◆ **Task directions**
Set down each line of the material that follows, exactly, with no pictures.

[Records with drawing code]

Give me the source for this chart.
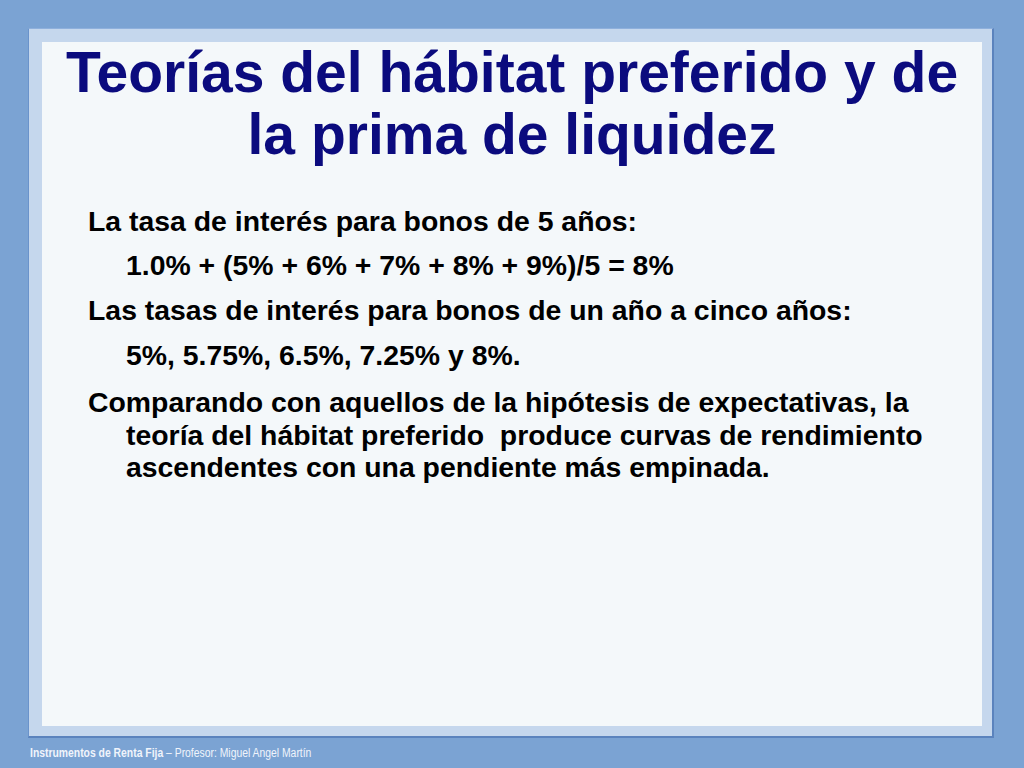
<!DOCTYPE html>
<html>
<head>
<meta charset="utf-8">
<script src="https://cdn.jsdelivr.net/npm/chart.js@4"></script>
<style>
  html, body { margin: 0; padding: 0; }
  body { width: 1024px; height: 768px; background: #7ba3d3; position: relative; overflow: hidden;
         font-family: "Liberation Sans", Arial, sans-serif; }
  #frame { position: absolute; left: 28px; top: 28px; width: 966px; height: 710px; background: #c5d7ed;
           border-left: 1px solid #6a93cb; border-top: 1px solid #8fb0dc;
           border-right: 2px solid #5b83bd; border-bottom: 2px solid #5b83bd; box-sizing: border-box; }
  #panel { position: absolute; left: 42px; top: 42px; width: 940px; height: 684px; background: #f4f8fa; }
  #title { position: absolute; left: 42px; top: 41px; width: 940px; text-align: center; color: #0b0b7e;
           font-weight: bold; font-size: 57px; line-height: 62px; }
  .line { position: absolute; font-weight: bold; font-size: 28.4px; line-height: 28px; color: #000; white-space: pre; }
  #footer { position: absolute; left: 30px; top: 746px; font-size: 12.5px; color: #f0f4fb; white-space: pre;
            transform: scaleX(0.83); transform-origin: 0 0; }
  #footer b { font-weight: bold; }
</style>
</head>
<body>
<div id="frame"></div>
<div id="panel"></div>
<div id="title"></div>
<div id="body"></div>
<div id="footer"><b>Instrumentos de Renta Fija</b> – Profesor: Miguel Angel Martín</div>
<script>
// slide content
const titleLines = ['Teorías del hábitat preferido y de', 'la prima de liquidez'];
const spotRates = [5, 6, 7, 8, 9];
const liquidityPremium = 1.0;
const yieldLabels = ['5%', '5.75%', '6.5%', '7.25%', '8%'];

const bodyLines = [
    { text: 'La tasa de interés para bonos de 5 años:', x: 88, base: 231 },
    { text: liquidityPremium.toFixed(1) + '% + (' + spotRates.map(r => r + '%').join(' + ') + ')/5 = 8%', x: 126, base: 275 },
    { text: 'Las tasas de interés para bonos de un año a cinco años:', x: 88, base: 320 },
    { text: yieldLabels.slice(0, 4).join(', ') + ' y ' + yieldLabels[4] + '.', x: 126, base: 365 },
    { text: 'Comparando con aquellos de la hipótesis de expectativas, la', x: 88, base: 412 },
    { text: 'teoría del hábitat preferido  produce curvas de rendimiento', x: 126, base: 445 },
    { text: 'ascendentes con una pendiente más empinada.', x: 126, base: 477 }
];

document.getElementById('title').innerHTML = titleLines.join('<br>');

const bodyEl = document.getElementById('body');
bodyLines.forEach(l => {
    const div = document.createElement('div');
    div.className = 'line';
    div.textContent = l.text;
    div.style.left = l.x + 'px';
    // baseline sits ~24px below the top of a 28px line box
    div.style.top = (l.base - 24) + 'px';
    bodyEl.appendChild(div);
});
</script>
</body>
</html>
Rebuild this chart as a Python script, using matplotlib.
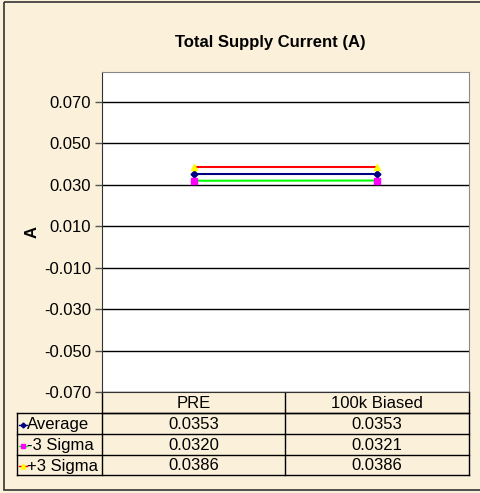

◆ **Exercise answer**
Give me the source for this chart.
<!DOCTYPE html>
<html>
<head>
<meta charset="utf-8">
<script src="https://cdn.jsdelivr.net/npm/chart.js@4"></script>
<style>
  html, body { margin: 0; padding: 0; }
  body { width: 1024px; height: 768px; background: #7ba3d3; position: relative; overflow: hidden;
         font-family: "Liberation Sans", Arial, sans-serif; }
  #frame { position: absolute; left: 28px; top: 28px; width: 966px; height: 710px; background: #c5d7ed;
           border-left: 1px solid #6a93cb; border-top: 1px solid #8fb0dc;
           border-right: 2px solid #5b83bd; border-bottom: 2px solid #5b83bd; box-sizing: border-box; }
  #panel { position: absolute; left: 42px; top: 42px; width: 940px; height: 684px; background: #f4f8fa; }
  #title { position: absolute; left: 42px; top: 41px; width: 940px; text-align: center; color: #0b0b7e;
           font-weight: bold; font-size: 57px; line-height: 62px; }
  .line { position: absolute; font-weight: bold; font-size: 28.4px; line-height: 28px; color: #000; white-space: pre; }
  #footer { position: absolute; left: 30px; top: 746px; font-size: 12.5px; color: #f0f4fb; white-space: pre;
            transform: scaleX(0.83); transform-origin: 0 0; }
  #footer b { font-weight: bold; }
</style>
</head>
<body>
<div id="frame"></div>
<div id="panel"></div>
<div id="title"></div>
<div id="body"></div>
<div id="footer"><b>Instrumentos de Renta Fija</b> – Profesor: Miguel Angel Martín</div>
<script>
// slide content
const titleLines = ['Teorías del hábitat preferido y de', 'la prima de liquidez'];
const spotRates = [5, 6, 7, 8, 9];
const liquidityPremium = 1.0;
const yieldLabels = ['5%', '5.75%', '6.5%', '7.25%', '8%'];

const bodyLines = [
    { text: 'La tasa de interés para bonos de 5 años:', x: 88, base: 231 },
    { text: liquidityPremium.toFixed(1) + '% + (' + spotRates.map(r => r + '%').join(' + ') + ')/5 = 8%', x: 126, base: 275 },
    { text: 'Las tasas de interés para bonos de un año a cinco años:', x: 88, base: 320 },
    { text: yieldLabels.slice(0, 4).join(', ') + ' y ' + yieldLabels[4] + '.', x: 126, base: 365 },
    { text: 'Comparando con aquellos de la hipótesis de expectativas, la', x: 88, base: 412 },
    { text: 'teoría del hábitat preferido  produce curvas de rendimiento', x: 126, base: 445 },
    { text: 'ascendentes con una pendiente más empinada.', x: 126, base: 477 }
];

document.getElementById('title').innerHTML = titleLines.join('<br>');

const bodyEl = document.getElementById('body');
bodyLines.forEach(l => {
    const div = document.createElement('div');
    div.className = 'line';
    div.textContent = l.text;
    div.style.left = l.x + 'px';
    // baseline sits ~24px below the top of a 28px line box
    div.style.top = (l.base - 24) + 'px';
    bodyEl.appendChild(div);
});
</script>
</body>
</html>
Rebuild this chart as a Python script, using matplotlib.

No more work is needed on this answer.